= Tūhono =

Advocacy network for Māori people

Tūhono is an advocacy network for Māori groups and individuals within New Zealand.

As well as forming a network linking different iwi and hapū, Tūhono aims to promote cultural and spiritual wellbeing and benefit to the Māori community and also personal development and education. Tūhono is maintained as a charitable trust, established under the 1993 Electoral Act as a means for individual Māori to register their affiliation with iwi, in order to facilitate links and interaction between the iwi and their members. The Tūhono Central Web Service links with the New Zealand Electoral Commission database in association with the New Zealand Government, allowing for automatic notifications to the iwi when a member changes address.

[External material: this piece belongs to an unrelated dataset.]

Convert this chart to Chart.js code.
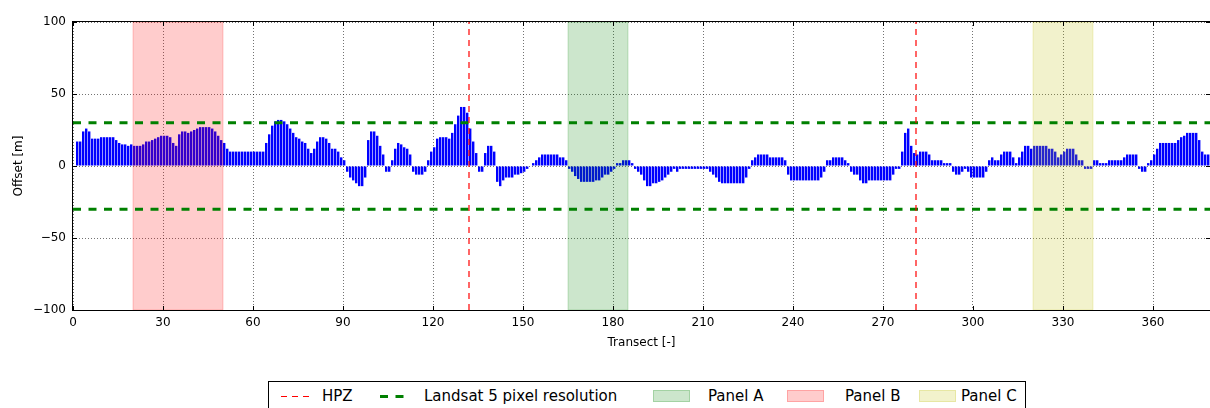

The Māori word Tūhono means to link or connect.

Tūhono developed from a 1997 initiative by the Tautoko Māori Trust under Chairman Sir Paul Reeves. The Tūhono Trust was established in 2003 as kaitiaki (guardians) of Tūhono. By 2004 100,000 Māori had registered with Tūhono. The following year, the Tūhono website was launched, and by 2011, 120 iwi and affiliated groups were registered as Tūhono organisations and were able to link to their members.

The trust is based in Hamilton. Nine trustees are appointed by the country's various iwi, each one representing a different region. The chairperson and deputy chairperson are Anthony Olsen and Dr Te Taka Keegan respectively.